-- Start DATASET RECORDS --

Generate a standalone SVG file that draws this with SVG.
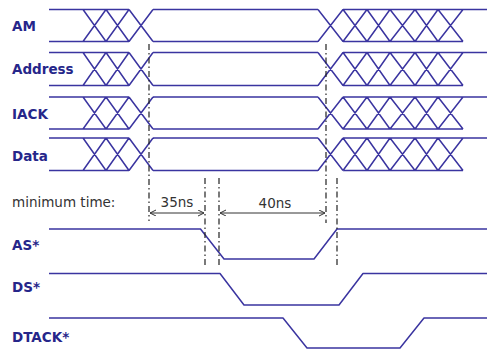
<svg xmlns="http://www.w3.org/2000/svg" width="487" height="349" viewBox="0 0 487 349">
<style>
.sig{fill:none;stroke:#3a34a0;stroke-width:1.5;stroke-linejoin:round}
.lbl{font-family:"DejaVu Sans",Verdana,sans-serif;font-weight:bold;font-size:13.5px;fill:#26268a}
.txt{font-family:"DejaVu Sans",Verdana,sans-serif;font-size:13.5px;fill:#333}
.dd{fill:none;stroke:#222;stroke-width:1.2;stroke-dasharray:6,3,1.5,3}
.arr{fill:none;stroke:#333;stroke-width:1}
</style>
<defs>
<marker id="ah" markerWidth="8" markerHeight="8" refX="6" refY="3" orient="auto-start-reverse" markerUnits="userSpaceOnUse">
<path d="M0,0 L6,3 L0,6" fill="none" stroke="#333" stroke-width="1"/>
</marker>
</defs>
<rect width="487" height="349" fill="#fff"/>

<g id="AM">
<text class="lbl" x="12" y="31">AM</text>
<path class="sig" d="M49,9.5H129M49,41.5H129M153,9.5H318M153,41.5H318M343,9.5H487M343,41.5H463
M83,9.5L106,41.5M83,41.5L106,9.5M106,9.5L129,41.5M106,41.5L129,9.5M129,9.5L153,41.5M129,41.5L153,9.5
M318,9.5L343,41.5M318,41.5L343,9.5M343,9.5L367,41.5M343,41.5L367,9.5M367,9.5L390,41.5M367,41.5L390,9.5M390,9.5L415,41.5M390,41.5L415,9.5M415,9.5L438,41.5M415,41.5L438,9.5M438,9.5L463,41.5M438,41.5L463,9.5"/>
</g>

<g id="Address">
<text class="lbl" x="12" y="74">Address</text>
<path class="sig" d="M49,52.5H129M49,85.5H129M153,52.5H318M153,85.5H318M343,52.5H487M343,85.5H463
M83,52.5L106,85.5M83,85.5L106,52.5M106,52.5L129,85.5M106,85.5L129,52.5M129,52.5L153,85.5M129,85.5L153,52.5
M318,52.5L343,85.5M318,85.5L343,52.5M343,52.5L367,85.5M343,85.5L367,52.5M367,52.5L390,85.5M367,85.5L390,52.5M390,52.5L415,85.5M390,85.5L415,52.5M415,52.5L438,85.5M415,85.5L438,52.5M438,52.5L463,85.5M438,85.5L463,52.5"/>
</g>

<g id="IACK">
<text class="lbl" x="12" y="119">IACK</text>
<path class="sig" d="M49,97H129M49,129H129M153,97H318M153,129H318M343,97H487M343,129H463
M83,97L106,129M83,129L106,97M106,97L129,129M106,129L129,97M129,97L153,129M129,129L153,97
M318,97L343,129M318,129L343,97M343,97L367,129M343,129L367,97M367,97L390,129M367,129L390,97M390,97L415,129M390,129L415,97M415,97L438,129M415,129L438,97M438,97L463,129M438,129L463,97"/>
</g>

<g id="Data">
<text class="lbl" x="12" y="161">Data</text>
<path class="sig" d="M49,138H129M49,170.5H129M153,138H318M153,170.5H318M343,138H487M343,170.5H463
M83,138L106,170.5M83,170.5L106,138M106,138L129,170.5M106,170.5L129,138M129,138L153,170.5M129,170.5L153,138
M318,138L343,170.5M318,170.5L343,138M343,138L367,170.5M343,170.5L367,138M367,138L390,170.5M367,170.5L390,138M390,138L415,170.5M390,170.5L415,138M415,138L438,170.5M415,170.5L438,138M438,138L463,170.5M438,170.5L463,138"/>
</g>

<g id="minimum-time">
<text class="txt" x="12" y="207">minimum time:</text>
</g>

<g id="AS">
<text class="lbl" x="12" y="250">AS*</text>
<path class="sig" d="M49,229H200.5L224,259H314L337,229H487"/>
</g>

<g id="DS">
<text class="lbl" x="12" y="292">DS*</text>
<path class="sig" d="M49,273.5H220L244,305H339L363,273.5H487"/>
</g>

<g id="DTACK">
<text class="lbl" x="12" y="342">DTACK*</text>
<path class="sig" d="M49,318H283L307,348H400L424,318H487"/>
</g>

<g id="connectors">
<path class="dd" d="M149,44V221"/>
<path class="dd" d="M326,44V223"/>
<path class="dd" d="M205,178V268"/>
<path class="dd" d="M219,178V268"/>
<path class="dd" d="M337,178V268"/>
<path class="arr" d="M150,213H204" marker-start="url(#ah)" marker-end="url(#ah)"/>
<path class="arr" d="M220,213H325" marker-start="url(#ah)" marker-end="url(#ah)"/>
<text class="txt" x="177" y="207" text-anchor="middle">35ns</text>
<text class="txt" x="275" y="208" text-anchor="middle">40ns</text>
</g>
</svg>
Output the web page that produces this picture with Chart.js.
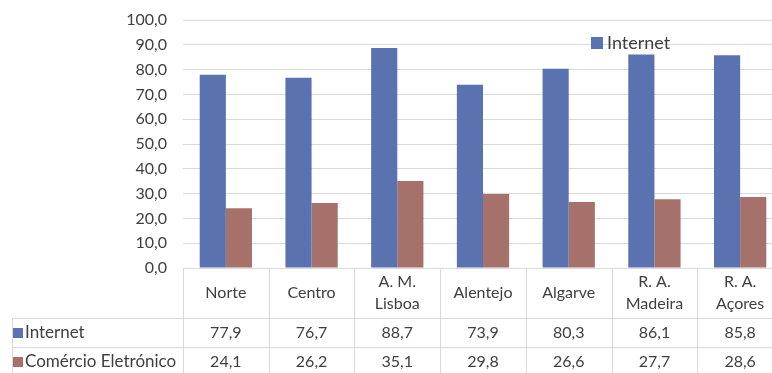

-- End DATASET RECORDS --

YOUR GOAL: Excluding the pictures, reproduce every entry exactly as given.

REPLY:
Generate a standalone SVG file that draws this with SVG.
<svg xmlns="http://www.w3.org/2000/svg" width="487" height="349" viewBox="0 0 487 349">
<style>
.sig{fill:none;stroke:#3a34a0;stroke-width:1.5;stroke-linejoin:round}
.lbl{font-family:"DejaVu Sans",Verdana,sans-serif;font-weight:bold;font-size:13.5px;fill:#26268a}
.txt{font-family:"DejaVu Sans",Verdana,sans-serif;font-size:13.5px;fill:#333}
.dd{fill:none;stroke:#222;stroke-width:1.2;stroke-dasharray:6,3,1.5,3}
.arr{fill:none;stroke:#333;stroke-width:1}
</style>
<defs>
<marker id="ah" markerWidth="8" markerHeight="8" refX="6" refY="3" orient="auto-start-reverse" markerUnits="userSpaceOnUse">
<path d="M0,0 L6,3 L0,6" fill="none" stroke="#333" stroke-width="1"/>
</marker>
</defs>
<rect width="487" height="349" fill="#fff"/>

<g id="AM">
<text class="lbl" x="12" y="31">AM</text>
<path class="sig" d="M49,9.5H129M49,41.5H129M153,9.5H318M153,41.5H318M343,9.5H487M343,41.5H463
M83,9.5L106,41.5M83,41.5L106,9.5M106,9.5L129,41.5M106,41.5L129,9.5M129,9.5L153,41.5M129,41.5L153,9.5
M318,9.5L343,41.5M318,41.5L343,9.5M343,9.5L367,41.5M343,41.5L367,9.5M367,9.5L390,41.5M367,41.5L390,9.5M390,9.5L415,41.5M390,41.5L415,9.5M415,9.5L438,41.5M415,41.5L438,9.5M438,9.5L463,41.5M438,41.5L463,9.5"/>
</g>

<g id="Address">
<text class="lbl" x="12" y="74">Address</text>
<path class="sig" d="M49,52.5H129M49,85.5H129M153,52.5H318M153,85.5H318M343,52.5H487M343,85.5H463
M83,52.5L106,85.5M83,85.5L106,52.5M106,52.5L129,85.5M106,85.5L129,52.5M129,52.5L153,85.5M129,85.5L153,52.5
M318,52.5L343,85.5M318,85.5L343,52.5M343,52.5L367,85.5M343,85.5L367,52.5M367,52.5L390,85.5M367,85.5L390,52.5M390,52.5L415,85.5M390,85.5L415,52.5M415,52.5L438,85.5M415,85.5L438,52.5M438,52.5L463,85.5M438,85.5L463,52.5"/>
</g>

<g id="IACK">
<text class="lbl" x="12" y="119">IACK</text>
<path class="sig" d="M49,97H129M49,129H129M153,97H318M153,129H318M343,97H487M343,129H463
M83,97L106,129M83,129L106,97M106,97L129,129M106,129L129,97M129,97L153,129M129,129L153,97
M318,97L343,129M318,129L343,97M343,97L367,129M343,129L367,97M367,97L390,129M367,129L390,97M390,97L415,129M390,129L415,97M415,97L438,129M415,129L438,97M438,97L463,129M438,129L463,97"/>
</g>

<g id="Data">
<text class="lbl" x="12" y="161">Data</text>
<path class="sig" d="M49,138H129M49,170.5H129M153,138H318M153,170.5H318M343,138H487M343,170.5H463
M83,138L106,170.5M83,170.5L106,138M106,138L129,170.5M106,170.5L129,138M129,138L153,170.5M129,170.5L153,138
M318,138L343,170.5M318,170.5L343,138M343,138L367,170.5M343,170.5L367,138M367,138L390,170.5M367,170.5L390,138M390,138L415,170.5M390,170.5L415,138M415,138L438,170.5M415,170.5L438,138M438,138L463,170.5M438,170.5L463,138"/>
</g>

<g id="minimum-time">
<text class="txt" x="12" y="207">minimum time:</text>
</g>

<g id="AS">
<text class="lbl" x="12" y="250">AS*</text>
<path class="sig" d="M49,229H200.5L224,259H314L337,229H487"/>
</g>

<g id="DS">
<text class="lbl" x="12" y="292">DS*</text>
<path class="sig" d="M49,273.5H220L244,305H339L363,273.5H487"/>
</g>

<g id="DTACK">
<text class="lbl" x="12" y="342">DTACK*</text>
<path class="sig" d="M49,318H283L307,348H400L424,318H487"/>
</g>

<g id="connectors">
<path class="dd" d="M149,44V221"/>
<path class="dd" d="M326,44V223"/>
<path class="dd" d="M205,178V268"/>
<path class="dd" d="M219,178V268"/>
<path class="dd" d="M337,178V268"/>
<path class="arr" d="M150,213H204" marker-start="url(#ah)" marker-end="url(#ah)"/>
<path class="arr" d="M220,213H325" marker-start="url(#ah)" marker-end="url(#ah)"/>
<text class="txt" x="177" y="207" text-anchor="middle">35ns</text>
<text class="txt" x="275" y="208" text-anchor="middle">40ns</text>
</g>
</svg>
Output the web page that produces this picture with Chart.js.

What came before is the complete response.